Today I was looking around for a bug in autoconf, and I noticed one interesting bit out of the NEWS file of the current git version:
Present But Cannot Be Compiled: Autoconf will now proceed with the compiler’s result if a header is present but cannot be compiled. The warning is still printed, and you should really fix it by providing a fourth parameter to AC_CHECK_HEADER/AC_CHECK_HEADERS.
This is a tremendously useful thing to know before autoconf 2.64 is released, which is hopefully not too soon. The reason for this is that finally, after years of having that as a warning, to the point that some projects even ignored it altogether, the new autoconf will start ignoring header files that cannot be compiled, for whatever reason. This is useful since it ensures that headers are not detected that lacks proper dependencies. Unfortunately this also means that any software that currently relies on header files found without compilation will change behaviour. In particular, warnings like the following need to be addressed before the packages get to use autoconf-2.64:
checking bluetooth/bluetooth.h usability... no
checking bluetooth/bluetooth.h presence... yes
configure: WARNING: bluetooth/bluetooth.h: present but cannot be compiled
configure: WARNING: bluetooth/bluetooth.h: check for missing prerequisite headers?
configure: WARNING: bluetooth/bluetooth.h: see the Autoconf documentation
configure: WARNING: bluetooth/bluetooth.h: section "Present But Cannot Be Compiled"
configure: WARNING: bluetooth/bluetooth.h: proceeding with the preprocessor's result
configure: WARNING: bluetooth/bluetooth.h: in the future, the compiler will take precedence
checking for bluetooth/bluetooth.h... yes
Just so you know, this code comes from kdepim-3.5 build, which means that the old KDE build system is once again screwed (it’s very useful to change build system when you can’t even use one properly, the way KDE’s CMake-based build system fails at finding Ruby shows that even without autotools, upstream can make a huge mess, like depending on akonadi to be able to install Umbrello…).

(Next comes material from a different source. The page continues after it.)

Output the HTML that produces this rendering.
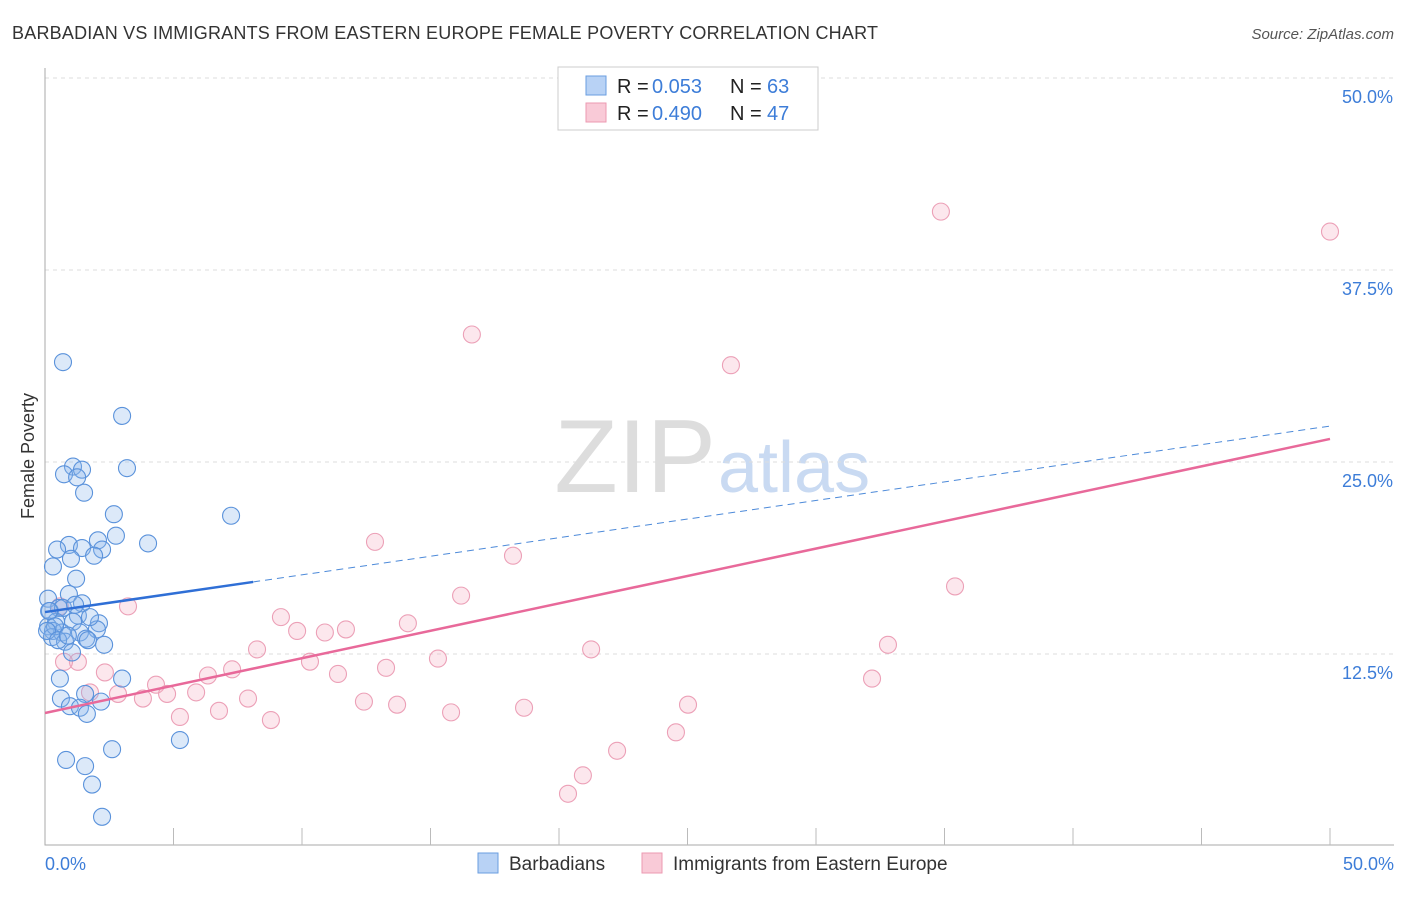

The list of packages having these warnings available is actually not too long which means it should take little time to fix them, the problem is that I think I remember that previously it had a slightly different output message, which means my grep might not have hit properly, I’ll have to investigate that more deeply. Also, these are only the problems identified in Gentoo Linux, I know for sure that there are many more in Gentoo/FreeBSD, since the FreeBSD code does not express all the implicit dependencies between the headers (which is something that I sincerely can’t understand from time to time).
Unfortunately, there is no straight and final recipe to fix these problems, since they can easily be caused b y various entirely different options, for instance it can be a header that is not included when it should be (the most common case, which is what the autoconf news file reported), but it can also be a C99 header included using a compiler set to C89, like in the case above, indeed if you check the
config.log file for the above build you’ll see this:
configure:34904: checking bluetooth/bluetooth.h usability
configure:34921: i686-pc-linux-gnu-gcc -c -std=iso9899:1990 -W -Wall -Wchar-subscripts -Wshadow -Wpointer-arith -Wmissing-prototypes -Wwrite-strings -D_XOPEN_SOURCE=500 -D_BSD_SOURCE -DNDEBUG -O2 -O2 -pipe -Wformat-security -Wmissing-format-attribute -DQT_THREAD_SUPPORT -D_REENTRANT conftest.c >&5
In file included from conftest.c:97:
/usr/include/bluetooth/bluetooth.h:117: error: expected '=', ',', ';', 'asm' or '__attribute__' before 'int'
/usr/include/bluetooth/bluetooth.h:121: error: expected '=', ',', ';', 'asm' or '__attribute__' before 'void'
And the two lines contain these two definitions:
/usr/include/bluetooth/bluetooth.h:117:static inline int bacmp(const bdaddr_t *ba1, const bdaddr_t *ba2)
/usr/include/bluetooth/bluetooth.h:121:static inline void bacpy(bdaddr_t *dst, const bdaddr_t *src)
inline keyword is not available in the standard requested by KDE’s build system for the C language, and thus using that header is not correct. But for the sake of finding a solution, it’s very well possible that most KDE packages checking for bluetooth.h could be made not check for it at all (the way KDE build system checks for stuff for single modules in the main configure file is probably one of the most obnoxious mistakes in that abomination).
Now I guess it’s time to start preparing bugs so that we are not unprepared for when this will actually be enacted!